Building a Lead Marketplace is Hard, as Zillow is Learning
Zillow has been at the lead marketplace building business for about two weeks, and I bet internally they are saying, “wow this is hard!” Early responders to the Zillow Mortgage Marketplace were easy to categorize, as I pointed out in my Zillow Gets Negative Reviews (from Non-Adopters), outside observers (non-adopters) were pointing out all of the potential challenges and hazards.
Meanwhile, those willing to put some effort into using the model were seeing glimmers of opportunity:
Brian Brady, thinks he has isolated the secret formula for spotting true intent…
“Traders” will profit from the Zillow Mortgage Bourse. Armed with the data byte that announces consumers’ intent, traders will be able to act quickly, provide HUGE tangible net benefits to the borrowers, acquire long-term clients, and lower their marketing costs.
And Owen Raun tracks, with excellent data and detail, the results of their efforts in the marketplace…
- The first few hours learning Zillow Mortgage
- The next few hours in the Zillow Marketplace
- Some first week suggestions to Zillow
- Honeymoon is over it is time to make this dog hunt (that means make money!)
The obvious conclusion is that making a marketplace is hard. Particularily, when the trading involves an infrequent and complex transaction, as Sean Purcell points out on the BloodHound Realty Blog.
However, as hard as it is, I am impressed by Zillow’s willingness to be transparent and continue to innovate the process. For example, one of the early complaints is the low percentage of responses from quoted customers, causing loan officer fatigue and sacking motivation. This may be helped by the announcement of Zillow’s exposure of loan requests in a search feature, possibly filtering “window shoppers” into searches for indicative quotes instead of requests for quotes.
The synthesis of the early feedback on this innovative initiative seem to boil to a few key points:
- Creating a new marketplace is challenging
- You have to quickly achieve a good balance of motivated buyers and sellers
- Filtering/policing disengenious buyers (window shoppers) and sellers (low ballers) is critical to building value and credibility
- Transaction transparency builds confidence and helps manag expectations
The critical factors for success, in my mind, are how fast can Zillow tune the marketplace to:
- Maintain and grow transaction volume (buyers and sellers)
- Lift quote to call back ratios (continue to innovate segmentation system)

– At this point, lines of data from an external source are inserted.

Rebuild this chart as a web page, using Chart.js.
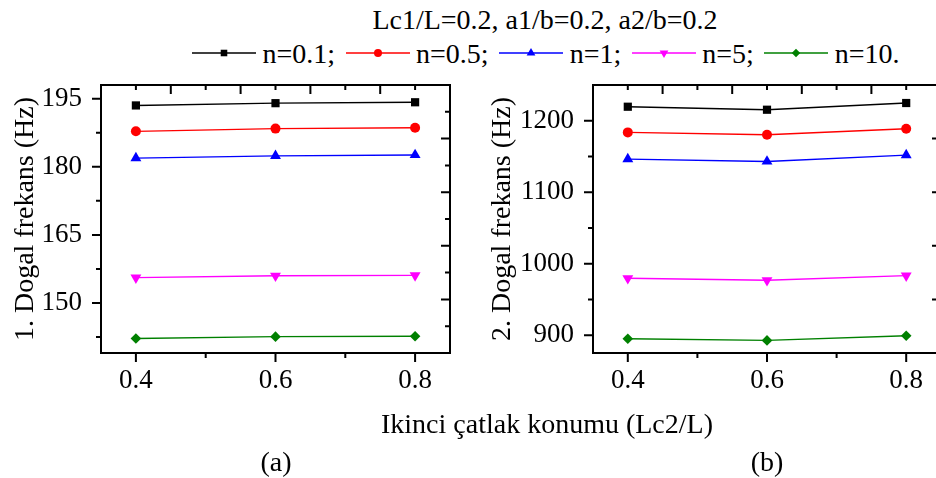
<!DOCTYPE html>
<html>
<head>
<meta charset="utf-8">
<script src="https://cdn.jsdelivr.net/npm/chart.js@4.4.1/dist/chart.umd.min.js"></script>
<style>
  html, body { margin: 0; padding: 0; background: #fff; }
  body { position: relative; width: 936px; height: 478px; overflow: hidden;
         font-family: "Liberation Serif", "Times New Roman", serif; color: #000; }
  .wrap { position: absolute; top: 0; }
  #wrapA { left: 0; width: 470px; height: 478px; }
  #wrapB { left: 470px; width: 480px; height: 478px; }
  .txt { position: absolute; font-size: 28px; line-height: 28px; white-space: nowrap; transform: translateX(-50%); }
  #legend { position: absolute; left: 192px; top: 40px; display: flex; align-items: flex-start;
            font-size: 28px; line-height: 28px; white-space: nowrap; }
  #legend canvas { margin-top: 3px; margin-right: 6.5px; }
  #legend span { margin-right: 10.5px; }
</style>
</head>
<body>
<div id="title" class="txt" style="left:545px; top:6px;">Lc1/L=0.2, a1/b=0.2, a2/b=0.2</div>
<div id="legend"></div>
<div class="wrap" id="wrapA"><canvas id="chartA" width="470" height="478"></canvas></div>
<div class="wrap" id="wrapB"><canvas id="chartB" width="480" height="478"></canvas></div>
<div class="txt" style="left:547px; top:410px;">Ikinci çatlak konumu (Lc2/L)</div>
<div class="txt" style="left:276px; top:448px;">(a)</div>
<div class="txt" style="left:767px; top:448px;">(b)</div>
<script>
// İkinci çatlak konumu (Lc2/L)
const X_VALUES = [0.4, 0.6, 0.8];
const X_TICKS = [0.4, 0.6, 0.8];
const X_MINOR = [0.5, 0.7];
const X_RANGE = [0.35, 0.85];
const SERIES_LABELS = ["n=0.1;", "n=0.5;", "n=1;", "n=5;", "n=10."];

// (a) 1. doğal frekans (Hz)
const F1_N01 = [193.5, 194.0, 194.2];
const F1_N05 = [187.8, 188.4, 188.6];
const F1_N1  = [181.9, 182.4, 182.6];
const F1_N5  = [155.6, 156.0, 156.1];
const F1_N10 = [142.2, 142.6, 142.7];
const Y1_TICKS = [150, 165, 180, 195];
const Y1_MINOR = [142.5, 157.5, 172.5, 187.5];
const Y1_RANGE = [139, 198];
const Y1_TITLE = "1. Dogal frekans (Hz)";

// (b) 2. doğal frekans (Hz)
const F2_N01 = [1219.6, 1215.4, 1224.8];
const F2_N05 = [1183.7, 1180.4, 1188.8];
const F2_N1  = [1146.3, 1143.0, 1151.9];
const F2_N5  = [979.5, 976.7, 983.2];
const F2_N10 = [895.0, 892.6, 899.2];
const Y2_TICKS = [900, 1000, 1100, 1200];
const Y2_MINOR = [950, 1050, 1150];
const Y2_RANGE = [875, 1250];
const Y2_TITLE = "2. Dogal frekans (Hz)";

// top / right mirror axes run 0..10 on their own
const MIRROR_MAJOR = [2, 4, 6, 8];
const MIRROR_MINOR = [1, 3, 5, 7, 9];

// marker style per series (kept apart from the data)
const STYLES = [
  { color: "#000000", shape: "rect",     r: 5.8, rot: 0 },
  { color: "#ff0000", shape: "circle",   r: 5.0, rot: 0 },
  { color: "#0000ff", shape: "triangle", r: 6.3, rot: 0 },
  { color: "#ff00ff", shape: "triangle", r: 6.3, rot: 180 },
  { color: "#008000", shape: "rectRot",  r: 5.3, rot: 0 },
];

Chart.defaults.font.family = "'Liberation Serif', 'Times New Roman', serif";
Chart.defaults.color = "#000";

// frame + Origin-like ticks (out on left/bottom, in on top/right)
const frameTicks = {
  id: "frameTicks",
  afterDraw(chart, args, opts) {
    const { ctx, chartArea: a, scales } = chart;
    const x = scales.x, y = scales.y, xt = scales.xTop, yr = scales.yRight;
    ctx.save();
    ctx.strokeStyle = "#000";
    ctx.lineWidth = 2;
    ctx.beginPath();
    function vt(px, y0, len) { ctx.moveTo(px, y0); ctx.lineTo(px, y0 + len); }
    function ht(py, x0, len) { ctx.moveTo(x0, py); ctx.lineTo(x0 + len, py); }
    X_TICKS.forEach(v => vt(x.getPixelForValue(v), a.bottom, 9));
    X_MINOR.forEach(v => vt(x.getPixelForValue(v), a.bottom, 5));
    opts.yMajor.forEach(v => ht(y.getPixelForValue(v), a.left, -9));
    opts.yMinor.forEach(v => ht(y.getPixelForValue(v), a.left, -5));
    MIRROR_MAJOR.forEach(v => { vt(xt.getPixelForValue(v), a.top, 9); ht(yr.getPixelForValue(v), a.right, -9); });
    MIRROR_MINOR.forEach(v => { vt(xt.getPixelForValue(v), a.top, 5); ht(yr.getPixelForValue(v), a.right, -5); });
    ctx.stroke();
    ctx.strokeRect(a.left, a.top, a.right - a.left, a.bottom - a.top);
    ctx.restore();
  }
};

function makeChart(id, series, yRange, yTicks, yMinor, yTitle, geo) {
  const datasets = series.map(function (vals, i) {
    const s = STYLES[i];
    return {
      label: SERIES_LABELS[i],
      data: X_VALUES.map((xv, j) => ({ x: xv, y: vals[j] })),
      borderColor: s.color, backgroundColor: s.color,
      borderWidth: 1.4, tension: 0,
      pointStyle: s.shape, pointRadius: s.r, pointRotation: s.rot,
      pointBorderWidth: 0, pointHoverRadius: s.r,
    };
  });
  return new Chart(document.getElementById(id), {
    type: "line",
    data: { datasets: datasets },
    plugins: [frameTicks],
    options: {
      responsive: false, animation: false, devicePixelRatio: 1,
      layout: { padding: { left: 0, top: 85, right: geo.padRight, bottom: 0 } },
      plugins: {
        legend: { display: false }, tooltip: { enabled: false },
        frameTicks: { yMajor: yTicks, yMinor: yMinor },
      },
      scales: {
        x: {
          type: "linear", position: "bottom", min: X_RANGE[0], max: X_RANGE[1],
          grid: { display: false, drawTicks: false }, border: { display: false },
          afterBuildTicks: s => { s.ticks = X_TICKS.map(v => ({ value: v })); },
          afterFit: s => { s.height = 125; },
          ticks: { padding: 12, maxRotation: 0, autoSkip: false, font: { size: 27 },
                   callback: v => v.toFixed(1) },
        },
        y: {
          type: "linear", position: "left", min: yRange[0], max: yRange[1],
          grid: { display: false, drawTicks: false }, border: { display: false },
          afterBuildTicks: s => { s.ticks = yTicks.map(v => ({ value: v })); },
          afterFit: s => { s.width = geo.yWidth; },
          ticks: { padding: 19, font: { size: 27 }, callback: v => String(v) },
          title: { display: true, text: yTitle, font: { size: 28 },
                   padding: { top: geo.titlePad, bottom: 0 } },
        },
        xTop: { type: "linear", position: "top", display: false, min: 0, max: 10 },
        yRight: { type: "linear", position: "right", display: false, min: 0, max: 10 },
      },
    },
  });
}

makeChart("chartA", [F1_N01, F1_N05, F1_N1, F1_N5, F1_N10], Y1_RANGE, Y1_TICKS, Y1_MINOR, Y1_TITLE,
          { padRight: 20, yWidth: 101, titlePad: 9 });
makeChart("chartB", [F2_N01, F2_N05, F2_N1, F2_N5, F2_N10], Y2_RANGE, Y2_TICKS, Y2_MINOR, Y2_TITLE,
          { padRight: 9, yWidth: 123, titlePad: 16 });

// shared legend: line + marker, then label
const legend = document.getElementById("legend");
SERIES_LABELS.forEach(function (lab, i) {
  const s = STYLES[i];
  const cv = document.createElement("canvas");
  cv.width = 64; cv.height = 20;
  const c = cv.getContext("2d");
  c.strokeStyle = s.color; c.fillStyle = s.color; c.lineWidth = 1.4;
  c.beginPath(); c.moveTo(0, 10); c.lineTo(64, 10); c.stroke();
  Chart.helpers.drawPoint(c, { pointStyle: s.shape, radius: s.r * 0.8, rotation: s.rot, borderWidth: 0 }, 32, 10);
  const sp = document.createElement("span");
  sp.textContent = lab;
  legend.appendChild(cv);
  legend.appendChild(sp);
});
</script>
</body>
</html>
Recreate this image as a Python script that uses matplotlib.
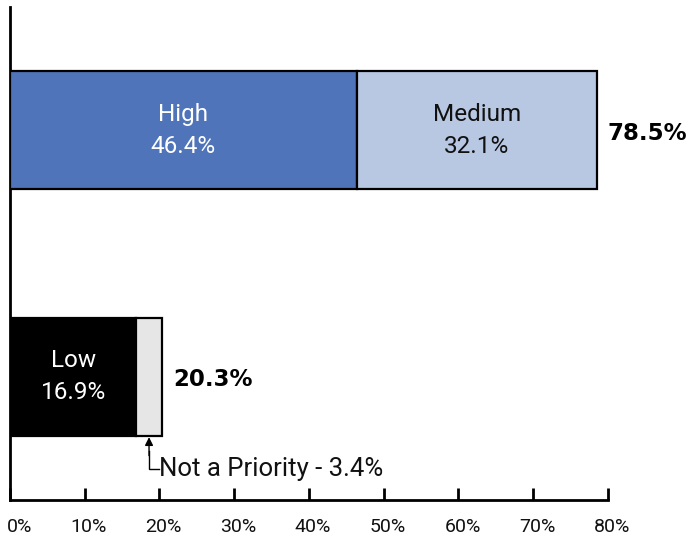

- Mature the reputation management system
Again, I see good opportunity.





Comment by David G from Zillow.com on 18 April 2008:
Hi Bill, it’s David from Zillow,
Your summary is excellent. Balancing supply and demand is a fascinating challenge and has been our primary focus. Surfacing quote data is a great solution for satisfying less urgent borrowers without creating busy-work for lenders and so you should expect us to do a lot more with the information that the marketplace aggregates. The reputation system will take some time (and oversight) to mature and if anything the lack of reviews thus far is a good sign that users aren’t abusing the system (for the most part.) Lenders have let us know that they want us to focus on features that indicate buyer urgency. We’re kicking around ideas for this; if you have any, I’d love to hear them.